Dutch graphic designer

Jacques Koeweiden (born 1957) is a Dutch graphic designer. He was a co-founder of Koeweiden Postma, a Dutch design and communication agency. Koeweiden's design for city branding of Amsterdam during de Coronation Day April 30, 2013 is a part of the collection at Stedelijk museum Amsterdam.

== Education ==
Koeweiden studied graphic design at the Royal Academy of Art and Design in Den Bosch, the Netherlands and studied Sonology at Utrecht University.

== Work ==
In 1987, together with Paul Postma, Koeweiden has founded Dutch design agency Koeweiden Postma. In May 2013 he took farewell after 27 years by him established agency. He has worked since then as an independent designer and creative strategist.

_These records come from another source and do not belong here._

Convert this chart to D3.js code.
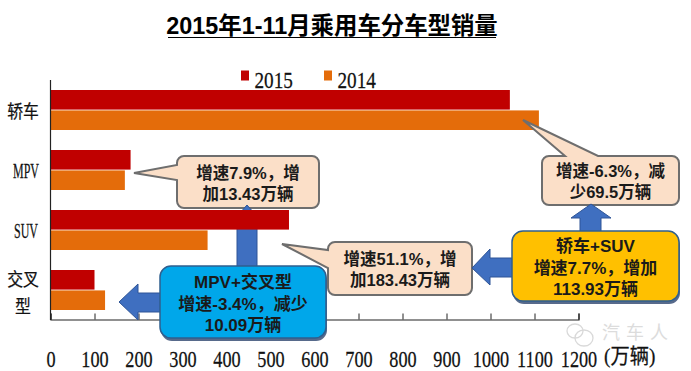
<!DOCTYPE html>
<html>
<head>
<meta charset="utf-8">
<title>2015年1-11月乘用车分车型销量</title>
<script src="https://cdn.jsdelivr.net/npm/d3@7"></script>
<style>
    html, body { margin: 0; padding: 0; background: #fff; }
    svg { display: block; }
    .serif { font-family: "Liberation Serif", "Noto Sans CJK SC", serif; fill: #111; stroke: #111; stroke-width: 0.25px; }
    .note { font-family: "Liberation Sans", "Noto Sans CJK SC", sans-serif; font-weight: bold; font-size: 16.5px; fill: #1a1a1a; text-anchor: middle; }
</style>
</head>
<body>
<div id="chart"></div>
<script>
const categories = ['轿车', 'MPV', 'SUV', '交叉型'];
const years = ['2015', '2014'];
const sales2015 = [1044, 182, 542, 100];
const sales2014 = [1110, 169, 357, 124];
const xTicks = d3.range(0, 1201, 100);

const width = 691, height = 371;
const colors = { 2015: '#c00000', 2014: '#e46c0a' };

const svg = d3.select('#chart').append('svg').attr('width', width).attr('height', height);

const x = d3.scaleLinear().domain([0, 1200]).range([50.5, 578.5]);
const y = d3.scaleBand().domain(categories).range([80, 320]);
const yInner = d3.scaleBand().domain(years).range([10, 50]).paddingInner(0.04);

// title
svg.append('text').attr('x', 332).attr('y', 34).attr('text-anchor', 'middle')
    .style('font', 'bold 23.4px "Liberation Sans", "Noto Sans CJK SC", sans-serif')
    .style('fill', '#000')
    .text('2015年1-11月乘用车分车型销量');
svg.append('line').attr('x1', 168).attr('x2', 496).attr('y1', 37.5).attr('y2', 37.5)
    .attr('stroke', '#000').attr('stroke-width', 1.2);

const arrow = d3.line();
const arrowFill = '#3f6fc0', arrowStroke = '#2f5597';
function drawArrow(g, pts) {
    g.append('path').attr('d', arrow(pts) + 'Z').attr('fill', arrowFill).attr('stroke', arrowStroke).attr('stroke-width', 1);
}

// speech bubbles
function drawBubble(g, bx, by, w, h, tail, lines) {
    const r = 7;
    const p = d3.path();
    p.moveTo(bx + r, by);
    if (tail.side === 'top') { p.lineTo(tail.a, by); p.lineTo(tail.x, tail.y); p.lineTo(tail.b, by); }
    p.lineTo(bx + w - r, by);
    p.arcTo(bx + w, by, bx + w, by + r, r);
    p.lineTo(bx + w, by + h - r);
    p.arcTo(bx + w, by + h, bx + w - r, by + h, r);
    p.lineTo(bx + r, by + h);
    p.arcTo(bx, by + h, bx, by + h - r, r);
    if (tail.side === 'left') { p.lineTo(bx, tail.b); p.lineTo(tail.x, tail.y); p.lineTo(bx, tail.a); }
    p.lineTo(bx, by + r);
    p.arcTo(bx, by, bx + r, by, r);
    p.closePath();
    g.append('path').attr('d', p.toString()).attr('fill', '#fbdfc8').attr('stroke', '#6e6e6e').attr('stroke-width', 2);
    lines.forEach((l, i) => {
        g.append('text').attr('class', 'note').attr('x', bx + w / 2).attr('y', by + h / 2 - 3.5 + i * 21).text(l);
    });
}

// this bubble and the up arrow sit behind the bars
const back = svg.append('g');
drawBubble(back, 177, 156, 142, 52, { side: 'left', x: 134, y: 173, a: 165, b: 180 }, ['增速7.9%，增', '加13.43万辆']);
drawArrow(back, [[247, 205], [262, 222], [257, 222], [257, 268], [237, 268], [237, 222], [232, 222]]);

// bars
const rows = categories.map((c, i) => ({ c, v2015: sales2015[i], v2014: sales2014[i] }));
const barGroup = svg.append('g').selectAll('g').data(rows).join('g')
    .attr('transform', d => `translate(0,${y(d.c)})`);
years.forEach(yr => {
    barGroup.append('rect')
        .attr('x', x(0))
        .attr('y', yInner(yr))
        .attr('width', d => x(d['v' + yr]) - x(0))
        .attr('height', yInner.bandwidth())
        .attr('fill', colors[yr]);
});

// axes
const xAxis = d3.axisBottom(x).tickValues(xTicks).tickSize(-6).tickPadding(30).tickFormat(d3.format('d'));
const gx = svg.append('g').attr('transform', 'translate(0,319.5)').call(xAxis);
gx.select('.domain').attr('stroke', '#222').attr('stroke-width', 1.2);
gx.selectAll('.tick line').attr('stroke', '#222');
gx.selectAll('text').attr('class', 'serif').style('font-size', '24px').attr('transform', 'scale(0.76,1)');
svg.append('line').attr('x1', 50.5).attr('x2', 50.5).attr('y1', 80).attr('y2', 320).attr('stroke', '#222').attr('stroke-width', 1.2);

// category labels, 交叉型 wraps on two lines
categories.forEach(c => {
    const cy = y(c) + y.bandwidth() / 2;
    const t = svg.append('g').attr('class', 'serif').attr('text-anchor', 'middle').style('font-size', '18px');
    if (c === '交叉型') {
        t.append('text').attr('transform', `translate(23,${cy - 4}) scale(0.88,1)`).text('交叉');
        t.append('text').attr('transform', `translate(23,${cy + 23}) scale(0.88,1)`).text('型');
    } else if (c === '轿车') {
        t.append('text').attr('transform', `translate(23,${cy + 7.5}) scale(0.88,1)`).text(c);
    } else {
        t.append('text').attr('transform', `translate(26,${cy + 8}) scale(0.6,1)`).style('font-size', '20px').text(c);
    }
});

// legend
const legendX = { 2015: 241, 2014: 324 };
years.forEach(yr => {
    svg.append('rect').attr('x', legendX[yr]).attr('y', 70.5).attr('width', 8).attr('height', 10).attr('fill', colors[yr]);
    svg.append('text').attr('class', 'serif').style('font-size', '24px')
        .attr('transform', `translate(${legendX[yr] + 13.5},88) scale(0.8,1)`).text(yr);
});

// watermark
const mark = svg.append('g').attr('fill', 'none').attr('stroke', '#d9d9d9').attr('stroke-width', 1.3);
mark.append('ellipse').attr('cx', 575).attr('cy', 331).attr('rx', 8).attr('ry', 7);
mark.append('ellipse').attr('cx', 584).attr('cy', 338).attr('rx', 9).attr('ry', 8);
svg.append('text').attr('x', 602).attr('y', 339).style('font', '18px "Noto Sans CJK SC", sans-serif')
    .style('letter-spacing', '6px').style('fill', '#dcdcdc').text('汽车人');

svg.append('text').attr('class', 'serif').style('font-size', '21px')
    .attr('transform', 'translate(604,363) scale(0.92,1)').text('(万辆)');

const front = svg.append('g');
drawBubble(front, 542, 156, 137, 49, { side: 'top', x: 523, y: 120, a: 565, b: 598 }, ['增速-6.3%，减', '少69.5万辆']);
drawBubble(front, 328, 242, 144, 53, { side: 'left', x: 282, y: 244, a: 250, b: 268 }, ['增速51.1%，增', '加183.43万辆']);

// arrows in front of the bubbles
drawArrow(front, [[119, 302], [138, 284], [138, 293], [162, 293], [162, 312], [138, 312], [138, 320]]);
drawArrow(front, [[472, 268], [490, 249], [490, 258], [514, 258], [514, 277], [490, 277], [490, 285]]);
drawArrow(front, [[591, 204], [611, 218], [601, 218], [601, 233], [580, 233], [580, 218], [571, 218]]);

// summary boxes
function drawBox(bx, by, w, h, fill, lines, firstBase) {
    svg.append('rect').attr('x', bx + 1).attr('y', by + 3).attr('width', w).attr('height', h).attr('rx', 11)
        .attr('fill', '#1f3864').attr('opacity', 0.75);
    svg.append('rect').attr('x', bx).attr('y', by).attr('width', w).attr('height', h).attr('rx', 11)
        .attr('fill', fill).attr('stroke', '#2f5f8f').attr('stroke-width', 1.5);
    lines.forEach((l, i) => {
        svg.append('text').attr('class', 'note').style('font-size', '17px')
            .attr('x', bx + w / 2).attr('y', firstBase + i * 21.7).text(l);
    });
}
drawBox(160, 266, 166, 72, '#00a7ea', ['MPV+交叉型', '增速-3.4%，减少', '10.09万辆'], 288);
drawBox(512, 231, 167, 70, '#ffc000', ['轿车+SUV', '增速7.7%，增加', '113.93万辆'], 252);
</script>
</body>
</html>
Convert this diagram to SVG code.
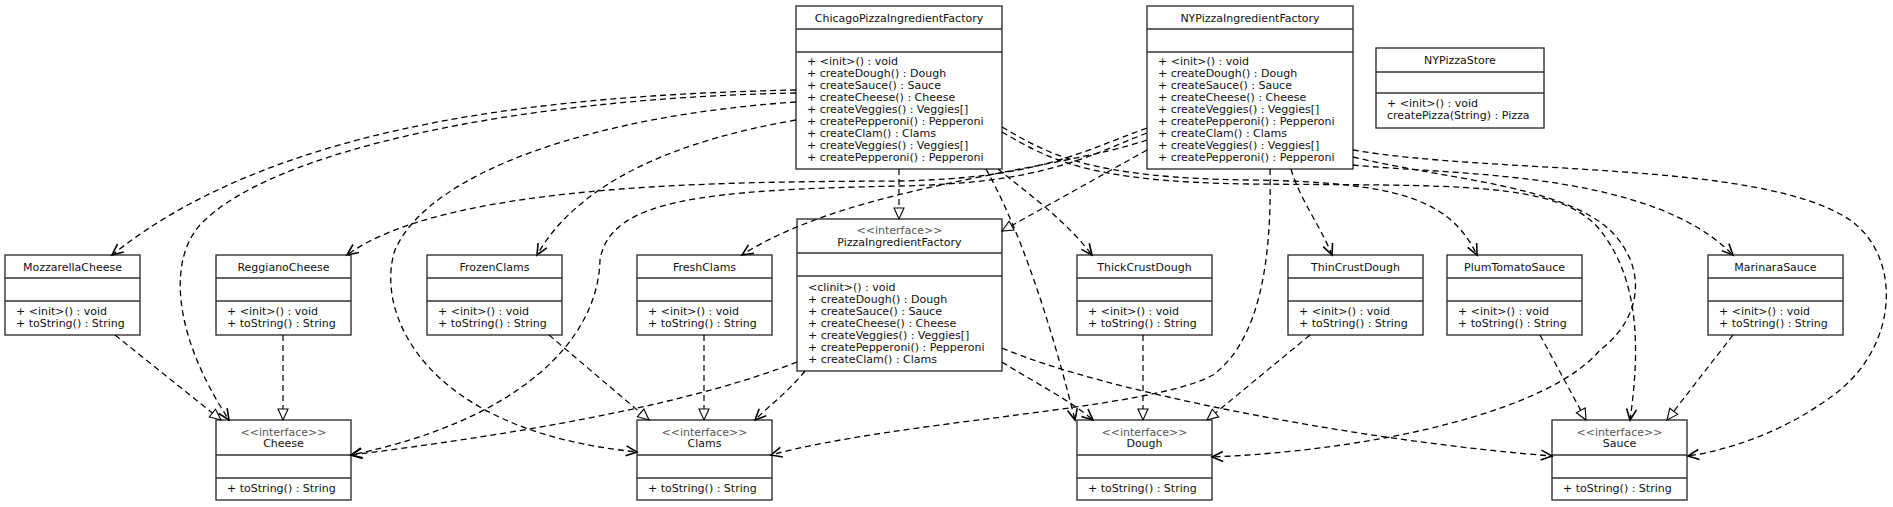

During his career as Creative Director at Koeweiden Postma, Koeweiden was responsible for the concept of the visual identity design including the Van Gogh Museum, HEMA and City Branding of Amsterdam during the coronation of April 30, 2013.

== Awards ==
- City Branding / Logo Coronation for the inauguration of King Willem Alexander in April 2013 has won Red Dot Design Award.
- The visual identity design including the Van Gogh Museum
- The CEDAR Leadership Award for his work on the border of western- and cross-cultural 'design.
- In December 2016, Koeweiden and Paul Postma have received the euvre price from Art Directors Club Netherlands at Stedelijk Museum Amsterdam.

== Membership ==
Koeweiden is the chairman of the Dutch delegation of the Alliance Graphique Internationale Alliance Graphique Internationale and a member of the British D&AD.

He received the CEDAR Leadership Award for his work on the border of western- and cross-cultural 'design. In December 2016, Koeweiden has received the euvre price from Art Directors Club Netherlands at Stedelijk Museum Amsterdam.